Sunday 21 November 2010

Opening Day

The customers have gone; I am alone. Midnight has just passed and the five antique clocks which hang on the walls of Ebiya Gallery just struck sixty o'clock. It was a quiet opening, partly due to the fact that the advertising didn't start till Thursday, but also because that is what I wanted this time.

I had prepared half the exhibition two months ago, but there were always those other vessels that I wanted to make....and so the Mashiko Pottery festival came and went, and the shelves were full of pots waiting to be fired. I selected the best 400, and stacked the kiln. After over 200 wood firings I know where the flame will flow, where the ash will fall, where the clouds of vapour will caress the surface of the vessels. Using sea shells and Igusa straw I stacked the pots, and when the kiln was full I sealed it up and prayed. My skill is only a fraction of the finished pot, for at every stage I am borrowing the forces of nature and adding to them a purpose. It is the nature of matter, of amorphous clay, to find a shape which will bring balance, peace and harmony within the parameters of the natural forces at work upon it. It is the nature of humanity to be nature self aware, to recognise the beauty of nature and express it with our own unique voice. But we cannot control nature, we can only guide it, and it is only by surrendering control to the greater power of the universe that our endeavours can find true beauty in form. And so I fire my kiln, knowing about how carbon and oxygen and hydrogen and sodium will all play their parts, but understanding that the kiln, the flame, will tell me when it needs more wood, or  less draft, or more air.

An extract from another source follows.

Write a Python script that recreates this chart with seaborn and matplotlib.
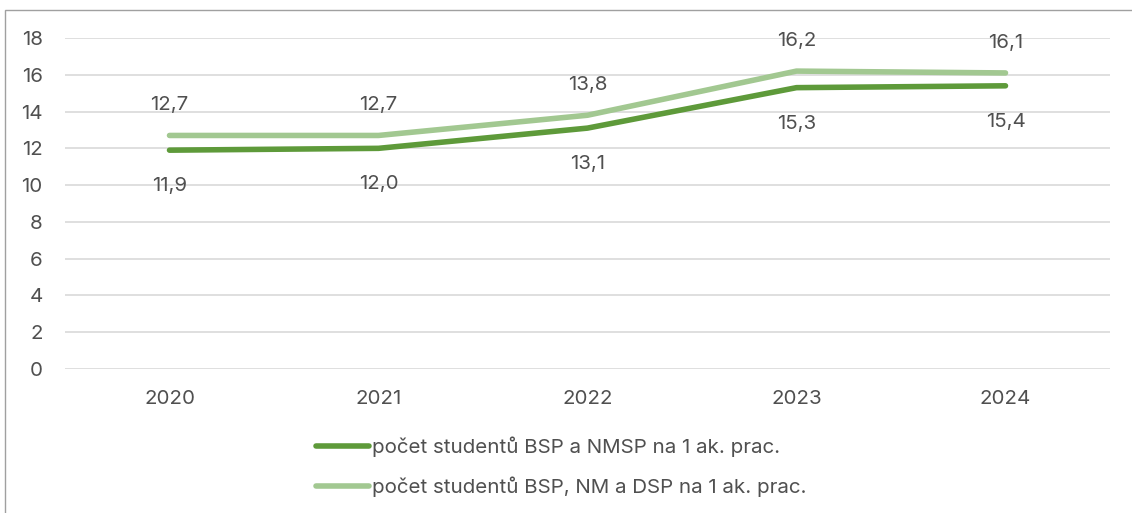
import pandas as pd
import matplotlib.pyplot as plt
import seaborn as sns
from matplotlib.patches import Rectangle

years = ['2020', '2021', '2022', '2023', '2024']
bsp_nmsp = [11.9, 12.0, 13.1, 15.3, 15.4]
bsp_nm_dsp = [12.7, 12.7, 13.8, 16.2, 16.1]
names = ['počet studentů BSP a NMSP na 1 ak. prac.',
         'počet studentů BSP, NM a DSP na 1 ak. prac.']
colors = ['#5e9a3a', '#a2c891']

df = pd.DataFrame({'rok': years * 2,
                   'hodnota': bsp_nmsp + bsp_nm_dsp,
                   'rada': [names[0]] * 5 + [names[1]] * 5})

sns.set_style('white')
plt.rcParams['font.family'] = ['Inter', 'DejaVu Sans']
txt = '#505050'
fs = 14.8

fig = plt.figure(figsize=(11.32, 5.13), dpi=100)
ax = fig.add_axes([65 / 1132, 1 - 369 / 513, (1110 - 65) / 1132, (369 - 38) / 513])
fig.patches.append(Rectangle((5 / 1132, -0.1), 1.2, 1 - 10 / 513 + 0.1, transform=fig.transFigure,
                             fill=False, edgecolor='#a0a0a0', linewidth=1))

sns.lineplot(data=df, x='rok', y='hodnota', hue='rada', palette=colors, linewidth=4,
             solid_capstyle='round', ax=ax, legend=False, sort=False)

ax.set_ylim(0, 18)
ax.set_yticks(range(0, 19, 2))
ax.set_xlim(-0.5, 4.5)
ax.yaxis.grid(True, color='#d9d9d9', linewidth=1.2)
ax.set_axisbelow(True)
for s in ax.spines.values():
    s.set_visible(False)
ax.tick_params(axis='both', length=0, labelsize=fs, labelcolor=txt, pad=16)
ax.tick_params(axis='x', pad=15)
ax.set_xlabel('')
ax.set_ylabel('')

for i, (a, b) in enumerate(zip(bsp_nmsp, bsp_nm_dsp)):
    ax.annotate(f'{a:.1f}'.replace('.', ','), (i, a), xytext=(0, -36), textcoords='offset pixels',
                ha='center', va='center', fontsize=fs, color=txt)
    ax.annotate(f'{b:.1f}'.replace('.', ','), (i, b), xytext=(0, 30), textcoords='offset pixels',
                ha='center', va='center', fontsize=fs, color=txt)

handles = [plt.Line2D([], [], color=c, linewidth=4, solid_capstyle='round') for c in colors]
fig.legend(handles, names, loc='upper left', bbox_to_anchor=(297 / 1132, 1 - 418 / 513),
           frameon=False, fontsize=fs, handlelength=2.6, handletextpad=0.15, labelspacing=0.95,
           labelcolor=txt)

fig.savefig('out.png', dpi=100)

Sean, with all the wisdom of a five year old, asked if he could help. "Of course", I said, though the kiln was seething at volcanic temperatures. "Can you count to 5?" I asked.
"Yes." said a confident small voice.
"Then please pass me five pieces of wood."
And so he did, and he arranged them in rows, and passed them to me when I needed them, and the firing belonged to him as well. When the pots emerged from the kiln they were his pots also, and they were the most beautiful pots I have ever made.

Beauty is not a noisy thing. It is quiet and strong and gentle.

I sit in the gallery alone, but not lonely at all, for these pots are born of my love of life, and each is a voice singing softly to my soul. All of my experience, those I have loved and who are gone, those who love me and give me strength, those who wait for my return, are part of these quiet pots, and I will sleep in peace tonight.


  1. My first comment ever, but your sharing of this quiet moment got me sort of choked up! thank you, and great success at your sale!

  2. C'est toujours très agréable de lire vos articles, et si je puis me permettre, vous aimez, aussi, le camembert. Merci beaucoup

  3. What a beautiful post to read! So peaceful. All the best for your show. I wish I could come and see. xm

  4. Thank you all!
    The exhibition is going well, and I am looking forward to returning home to my family soon.